Reproduce the material word for word; the images stay out.

++++ DATASET EXTRACT ++++

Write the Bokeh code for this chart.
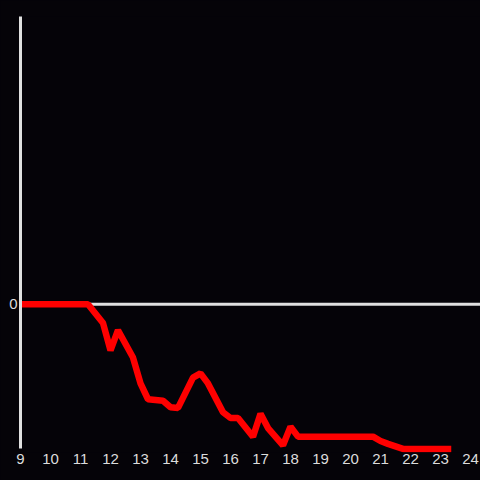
from bokeh.plotting import figure
from bokeh.models import FixedTicker, Span, Range1d, GlobalInlineStyleSheet
from bokeh.embed import file_html
from bokeh.resources import INLINE

hours = [9, 11.25, 11.75, 12.0, 12.25, 12.75, 13.0, 13.25, 13.75, 14.0, 14.25,
         14.75, 15.0, 15.25, 15.75, 16.0, 16.25, 16.75, 17.0, 17.25, 17.75,
         18.0, 18.25, 20.75, 21.0, 21.25, 21.75, 23.25]
values = [0, 0, -13, -32, -18, -37, -55, -66, -67, -71.5, -72,
          -51, -48, -55, -75, -79, -79, -92, -76, -86, -98,
          -85, -92, -92, -95, -97, -100.5, -100.5]
x_ticks = list(range(9, 25))
y_ticks = [0]

BG = "#050308"
FG = "#dcdcdc"

p = figure(width=480, height=480, output_backend="svg", toolbar_location=None,
           x_range=Range1d(9, 24.333), y_range=Range1d(-103, 200),
           background_fill_color=BG, border_fill_color=BG,
           min_border_left=20, min_border_right=0, min_border_top=16, min_border_bottom=28)
p.stylesheets = [GlobalInlineStyleSheet(css="html, body { background: #050308; }")]
p.outline_line_color = None
p.xgrid.visible = False
p.ygrid.visible = False

p.xaxis.ticker = FixedTicker(ticks=x_ticks)
p.xaxis.axis_line_color = None
p.xaxis.major_tick_line_color = None
p.xaxis.minor_tick_line_color = None
p.xaxis.major_tick_out = 0
p.xaxis.major_tick_in = 0
p.xaxis.major_label_standoff = 1
p.xaxis.major_label_text_color = FG
p.xaxis.major_label_text_font = "Liberation Sans"
p.xaxis.major_label_text_font_size = "15px"

p.yaxis.ticker = FixedTicker(ticks=y_ticks)
p.yaxis.bounds = (-100, 200)
p.yaxis.axis_line_color = "#e0e0e0"
p.yaxis.axis_line_width = 3
p.yaxis.major_tick_line_color = None
p.yaxis.minor_tick_line_color = None
p.yaxis.major_tick_out = 0
p.yaxis.major_tick_in = 0
p.yaxis.major_label_standoff = 3
p.yaxis.major_label_text_color = FG
p.yaxis.major_label_text_font = "Liberation Sans"
p.yaxis.major_label_text_font_size = "15px"

zero = Span(location=0, dimension="width", line_color="#e0e0e0", line_width=3,
            level="underlay")
p.add_layout(zero)

p.line(hours, values, line_color="#ff0000", line_width=6.5, line_cap="square")

open("out.html", "w").write(file_html(p, INLINE))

++++

- RESULT BELOW
Write the Bokeh code for this chart.
from bokeh.plotting import figure
from bokeh.models import FixedTicker, Span, Range1d, GlobalInlineStyleSheet
from bokeh.embed import file_html
from bokeh.resources import INLINE

hours = [9, 11.25, 11.75, 12.0, 12.25, 12.75, 13.0, 13.25, 13.75, 14.0, 14.25,
         14.75, 15.0, 15.25, 15.75, 16.0, 16.25, 16.75, 17.0, 17.25, 17.75,
         18.0, 18.25, 20.75, 21.0, 21.25, 21.75, 23.25]
values = [0, 0, -13, -32, -18, -37, -55, -66, -67, -71.5, -72,
          -51, -48, -55, -75, -79, -79, -92, -76, -86, -98,
          -85, -92, -92, -95, -97, -100.5, -100.5]
x_ticks = list(range(9, 25))
y_ticks = [0]

BG = "#050308"
FG = "#dcdcdc"

p = figure(width=480, height=480, output_backend="svg", toolbar_location=None,
           x_range=Range1d(9, 24.333), y_range=Range1d(-103, 200),
           background_fill_color=BG, border_fill_color=BG,
           min_border_left=20, min_border_right=0, min_border_top=16, min_border_bottom=28)
p.stylesheets = [GlobalInlineStyleSheet(css="html, body { background: #050308; }")]
p.outline_line_color = None
p.xgrid.visible = False
p.ygrid.visible = False

p.xaxis.ticker = FixedTicker(ticks=x_ticks)
p.xaxis.axis_line_color = None
p.xaxis.major_tick_line_color = None
p.xaxis.minor_tick_line_color = None
p.xaxis.major_tick_out = 0
p.xaxis.major_tick_in = 0
p.xaxis.major_label_standoff = 1
p.xaxis.major_label_text_color = FG
p.xaxis.major_label_text_font = "Liberation Sans"
p.xaxis.major_label_text_font_size = "15px"

p.yaxis.ticker = FixedTicker(ticks=y_ticks)
p.yaxis.bounds = (-100, 200)
p.yaxis.axis_line_color = "#e0e0e0"
p.yaxis.axis_line_width = 3
p.yaxis.major_tick_line_color = None
p.yaxis.minor_tick_line_color = None
p.yaxis.major_tick_out = 0
p.yaxis.major_tick_in = 0
p.yaxis.major_label_standoff = 3
p.yaxis.major_label_text_color = FG
p.yaxis.major_label_text_font = "Liberation Sans"
p.yaxis.major_label_text_font_size = "15px"

zero = Span(location=0, dimension="width", line_color="#e0e0e0", line_width=3,
            level="underlay")
p.add_layout(zero)

p.line(hours, values, line_color="#ff0000", line_width=6.5, line_cap="square")

open("out.html", "w").write(file_html(p, INLINE))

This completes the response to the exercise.